My hosting is charging me a $50/month fee to put my servers on the same VLAN so that I create a cluster using the Network Load Balancing feature.

I'm really not needing split the load between the servers, I was looking for an easy way to create a failover scenario to protect against servers failures. However, I consider this fee is little expensive.

Is there any way that I can create a cluster without using the NLB? Maybe something that monitors my primary server and changes the DNS for the domain when it goes down?


Solution 1:

DNS is a poor choice for simulating failover. The reasons are

  • DNS records a valid for a period of time, to achieve realtime failover you'd need to lower the TTL on a DNS entry to be so low that every request to your site would result in a DNS lookup. Which will seriously slow the experience for your visitors
  • There are some suspicions that even today DNS entires with very low TTL values are not respected by ISP's and older broken name servers.
  • Using Round Robin DNS will not provide failover because on average 50% of the requests will go to each IP listed. This actually would work if the higher level protocols of HTTP had retrying built in.

My suggestions would be

  • If your second server is in the same hosting company, then look into renting a real load balancer, either for your own use, or most hosting companies can rent you part of their shared load balancing infrastructure
  • Use something like spread or linux HA servers to assign the service to a floating virtual IP which is passed between your physical servers. The servers in the cluster monitor each other and decide who is the current owner of the virtual IP.

I highly recommend reading Scalable Internet Architectures by Theo Schlossnagle as he covers this in great detail

Solution 2:

You could set up a separate load balancing box with ldirectord, which monitors your web servers, and load-balances between whichever ones are currently live (and by extension, keeps the site up when one server goes down). We use this solution to allow us to re-boot either one of our two webservers without affecting the site's uptime.

In fact, if your webservers are linux boxes, you can run ldirectord on the webserver itself, and use heartbeat to keep ldirectord running on the live box.

This solution allows you to share a common IP address (or more than one) between two or more boxes, and avoid the DNS issue altogether.

Solution 3:

One way would be to have your site on two different servers, then have a site monitor at a third location that monitors the connection to the main server (where your DNS usually points). If it detects that the site is down, have the monitor execute a script or hit the update URL of a dynamic dns provider (such as DtDNS [which I operate], or DynDNS.com) with the IP address of your backup server specified for your domain/hostname. This will update the DNS record and direct traffic to your backup web server. When the main site is back online, the monitoring can run another script or URL that will put the "real" IP back.

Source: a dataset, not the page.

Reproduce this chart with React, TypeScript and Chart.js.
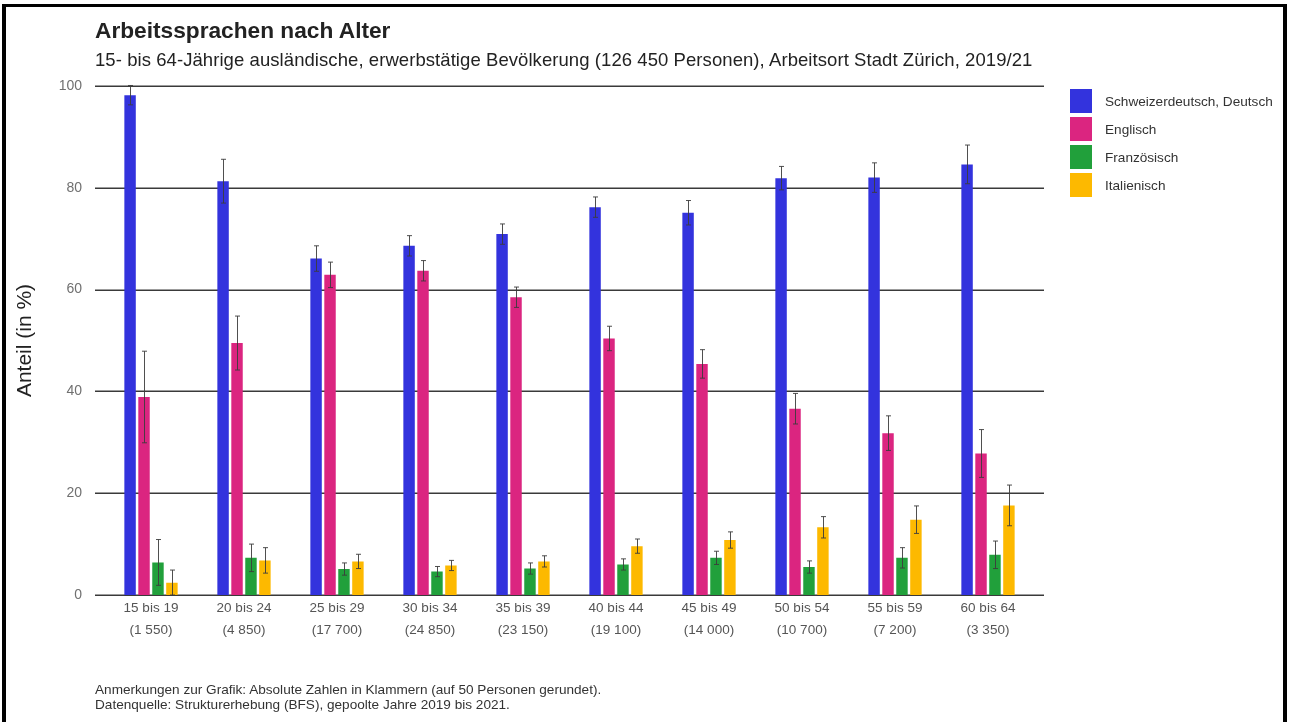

One key here is to have DNS hosted at a provider that has an API into their system so that your domain can be updated quickly, and that keeps the TTL low enough so that visitors will be redirected relatively quickly.

Another is that the site has to be monitored from an outside, objective location. You cannot run monitoring on the same web server as the site is on. If the whole server goes down, the monitoring/update method will go right down with it.